The Influence of Memory

I’ve spent much of the last four months photographing bits and pieces on a small chest on our sunporch, affectionately called my Square Foot Studio. At first focused solely on playing with my Fuji macro lens, I used whatever light fell upon the wooden top and photographed the dead flowers and leaves being washed out of the jar that week.

I began to play with the light that changed throughout the day, popping in and out of the office and darkroom as the mood struck. The more I worked, the more interested in the work I became. It took on a life of its own. I added shells and bones and more dying leaves and flowers as the garden bloomed its seasonal bounty.
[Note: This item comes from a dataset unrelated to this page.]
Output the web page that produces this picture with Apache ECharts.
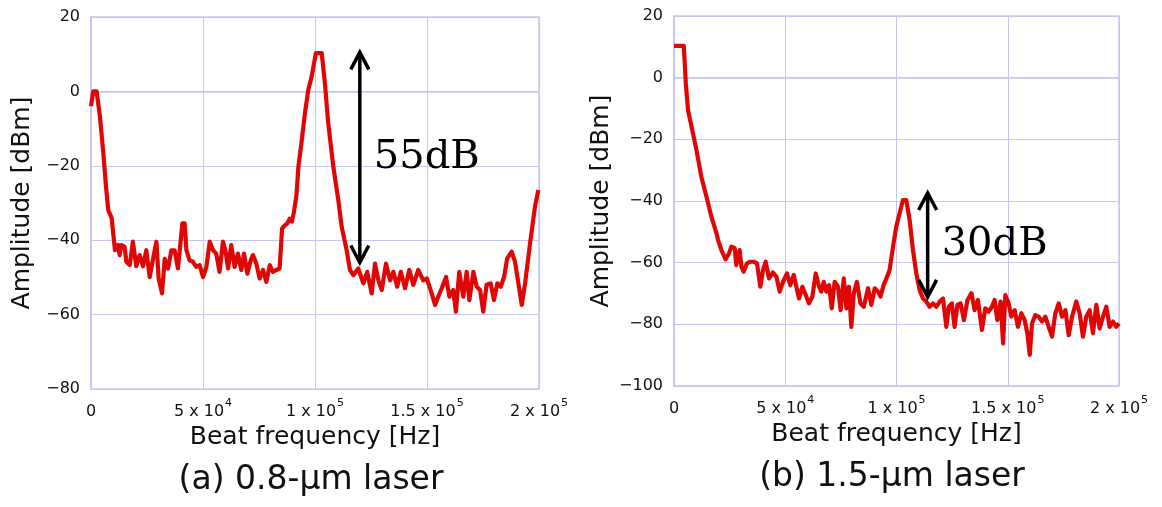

I brought them into this studio and watched and waited. Then I remembered the Edward Weston Two Shells image on a poster I had first seen in college. 

It is incredible how memories of photographs can affect our current work. In the early 1980’s I was working for the local newspaper and a dorm parent at Maryville College. There’s was a faculty darkroom in the Science Center that only one member used, Dr. Randy Shields. After working with me in for several hours in the darkroom, as well as stopping by several times unannounced, I gained his approval and was allowed unlimited access. Hanging in the darkroom was the poster of Two Shells, advertising Weston’s work at the Silver Light Gallery in Seattle. I looked at that poster every time I worked in Dr. Shields’s darkroom.

Weston’s image is beautiful and iconic. Like many, I tried my hand at imitating it. I remember Weston’s shells glowing with an inner light that made them magical. My attempts were dead and lifeless, and my images didn’t work. I moved on to photograph other objects over the decades and only recently understood that I did not have enough experience when I tried imitating Weston 40 years ago. 

This new work did not start as an attempt to imitate Edward Weston’s images, yet is clearly influenced by his portrayal of the objects. I am creating images that I like and that I see as large platinum prints. Using the Fuji GFX 50’s bracket focusing feature allows me to create the images I see in my head. Sharp, detailed images of organic subjects floating in a sea of black. Life emerging from the void. It is as if the objects themselves are allowing me this intimate examination to see and share their design and structure. 

I hope soon to share them with you as large platinum prints.

Stay safe and find inspiration to keep working!